Mrs. Robinson is clearly a woman who doesn’t really care about the feelings of the people around her; she’s only concerned with her own pleasure. She uses Benjamin because he’s easily used, and threatens to blow up his life to get her way. When he calls her bluff, it destroys two families. How are we supposed to root for these people?

But this is a comedy; perhaps I’m overthinking it. Why would their behavior be any different from any other black comedy protagonist? I think the difference here is that the read I get from The Graduate is we’re supposed to root for Benjamin. With most black comedies there’s the gentlemen’s agreement that everyone knows these characters are terrible, and we root for the people who can be terrible most artfully. Here, there’s no charisma behind the malice; when Mrs. Robinson confronts Benjamin, we’re very much supposed to feel he’s the victim, even though the only reason he’s breaking off the relationship is so he can actually make a move on her daughter.
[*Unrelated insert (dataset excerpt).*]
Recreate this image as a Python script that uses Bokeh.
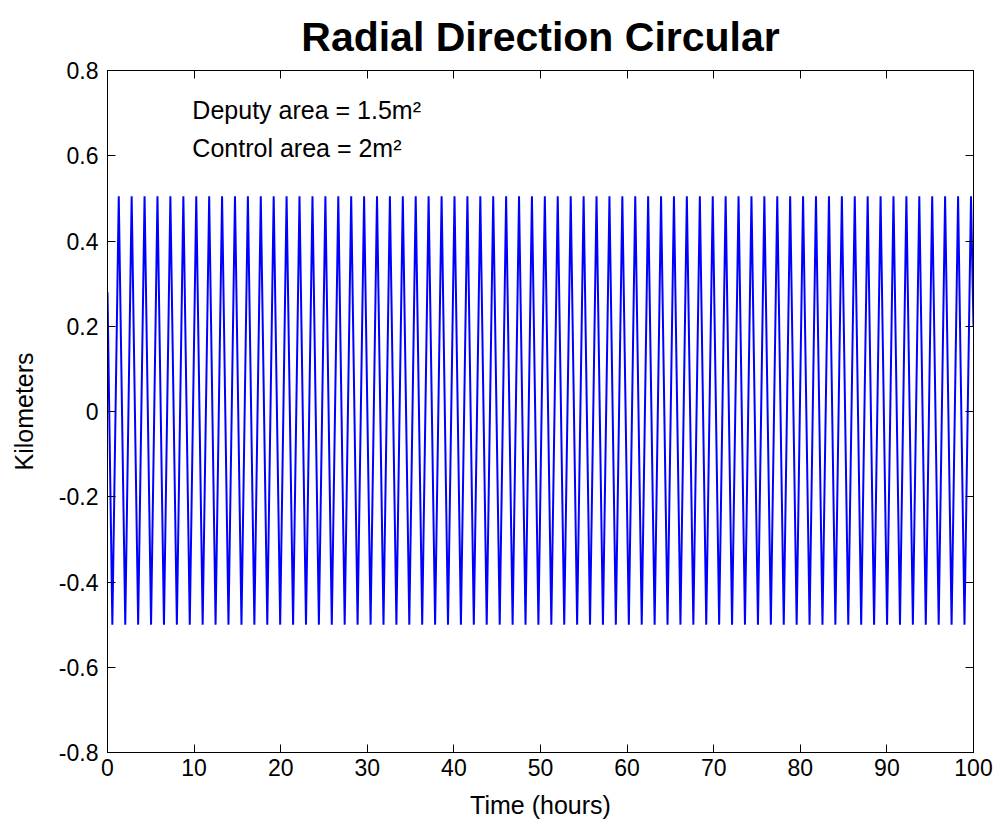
from bokeh.plotting import figure
from bokeh.models import LinearAxis, FixedTicker, Range1d, Label
from bokeh.embed import file_html
from bokeh.resources import INLINE

# Radial offset (km) of the deputy over 100 hours: times of each crest and trough
start_hours = 0.0
start_km = 0.28
end_hours = 100.0
end_km = 0.20

peak_hours = [
    1.30, 2.79, 4.28, 5.77, 7.26, 8.76, 10.25, 11.74, 13.23, 14.72,
    16.21, 17.70, 19.19, 20.68, 22.17, 23.67, 25.16, 26.65, 28.14, 29.63,
    31.12, 32.61, 34.10, 35.59, 37.08, 38.58, 40.07, 41.56, 43.05, 44.54,
    46.03, 47.52, 49.01, 50.50, 51.99, 53.49, 54.98, 56.47, 57.96, 59.45,
    60.94, 62.43, 63.92, 65.41, 66.90, 68.40, 69.89, 71.38, 72.87, 74.36,
    75.85, 77.34, 78.83, 80.32, 81.81, 83.31, 84.80, 86.29, 87.78, 89.27,
    90.76, 92.25, 93.74, 95.23, 96.72, 98.22, 99.71,
]
trough_hours = [
    0.56, 2.05, 3.54, 5.03, 6.52, 8.01, 9.50, 10.99, 12.48, 13.97,
    15.47, 16.96, 18.45, 19.94, 21.43, 22.92, 24.41, 25.90, 27.39, 28.88,
    30.38, 31.87, 33.36, 34.85, 36.34, 37.83, 39.32, 40.81, 42.30, 43.79,
    45.29, 46.78, 48.27, 49.76, 51.25, 52.74, 54.23, 55.72, 57.21, 58.70,
    60.20, 61.69, 63.18, 64.67, 66.16, 67.65, 69.14, 70.63, 72.12, 73.61,
    75.11, 76.60, 78.09, 79.58, 81.07, 82.56, 84.05, 85.54, 87.03, 88.52,
    90.02, 91.51, 93.00, 94.49, 95.98, 97.47, 98.96,
]
peak_km = 0.505
trough_km = -0.50

x_ticks = [0, 10, 20, 30, 40, 50, 60, 70, 80, 90, 100]
y_ticks = [-0.8, -0.6, -0.4, -0.2, 0.0, 0.2, 0.4, 0.6, 0.8]
y_tick_labels = ["-0.8", "-0.6", "-0.4", "-0.2", "0", "0.2", "0.4", "0.6", "0.8"]

title_text = "Radial Direction Circular"
notes = ["Deputy area = 1.5m\u00b2", "Control area = 2m\u00b2"]
note_hours = 9.8
note_km = [0.708, 0.618]

# assemble the trace
t = [start_hours]
km = [start_km]
for tr, pk in zip(trough_hours, peak_hours):
    t += [tr, pk]
    km += [trough_km, peak_km]
t.append(end_hours)
km.append(end_km)

FONT = "Liberation Sans"

p = figure(
    width=1000, height=825,
    x_range=Range1d(0, 100), y_range=Range1d(-0.8, 0.8),
    output_backend="svg", toolbar_location=None,
    min_border_left=107, min_border_right=27,
    min_border_top=69, min_border_bottom=73,
    background_fill_color="white", border_fill_color="white",
)
p.grid.visible = False
p.outline_line_color = "black"
p.outline_line_width = 1

p.title.text = title_text
p.title.align = "center"
p.title.text_font = FONT
p.title.text_font_size = "41px"
p.title.text_font_style = "bold"
p.title.text_color = "black"
p.title.standoff = 22

p.line(t, km, line_color="#0000ff", line_width=2)


def style_axis(ax, show_labels=True):
    ax.axis_line_color = "black"
    ax.major_tick_line_color = "black"
    ax.minor_tick_line_color = None
    ax.major_tick_in = 8
    ax.major_tick_out = 0
    ax.major_label_text_font = FONT
    ax.major_label_text_color = "black"
    ax.axis_label_text_font = FONT
    ax.axis_label_text_font_style = "normal"
    ax.axis_label_text_color = "black"
    if show_labels:
        ax.major_label_text_font_size = "23px"
        ax.axis_label_text_font_size = "25px"
    else:
        ax.major_label_overrides = {v: "" for v in ax.ticker.ticks}
        ax.major_label_text_font_size = "1px"
        ax.major_label_standoff = 0


xa = p.xaxis[0]
xa.ticker = FixedTicker(ticks=x_ticks)
xa.axis_label = "Time (hours)"
style_axis(xa)
xa.major_label_standoff = 6
xa.axis_label_standoff = 12

ya = p.yaxis[0]
ya.ticker = FixedTicker(ticks=y_ticks)
ya.major_label_overrides = {v: s for v, s in zip(y_ticks, y_tick_labels)}
ya.axis_label = "Kilometers"
style_axis(ya)
ya.major_label_standoff = 9
ya.axis_label_standoff = 18

top = LinearAxis(ticker=FixedTicker(ticks=x_ticks))
style_axis(top, show_labels=False)
p.add_layout(top, "above")

right = LinearAxis(ticker=FixedTicker(ticks=y_ticks))
style_axis(right, show_labels=False)
p.add_layout(right, "right")

for text, yk in zip(notes, note_km):
    p.add_layout(Label(
        x=note_hours, y=yk, text=text,
        text_font=FONT, text_font_size="25px", text_color="black",
        text_baseline="alphabetic", text_align="left",
    ))

open("out.html", "w").write(file_html(p, INLINE))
Maybe that’s the big disconnect between me and this movie; it feels an affection for its hero that I don’t share. Nichols does a great job with carving out a new, youthful kind of film, and Hoffman plays Benjamin as bewildered, confident, detached and driven by turns — all quite well. And as important as the movie is, it just leaves me kind of cold at the closing credits. Benjamin rides off into the sunset, on towards his new life, where presumably he’ll make the same mistakes he did before. It’s a new life, perhaps, but he’s the same old selfish boy.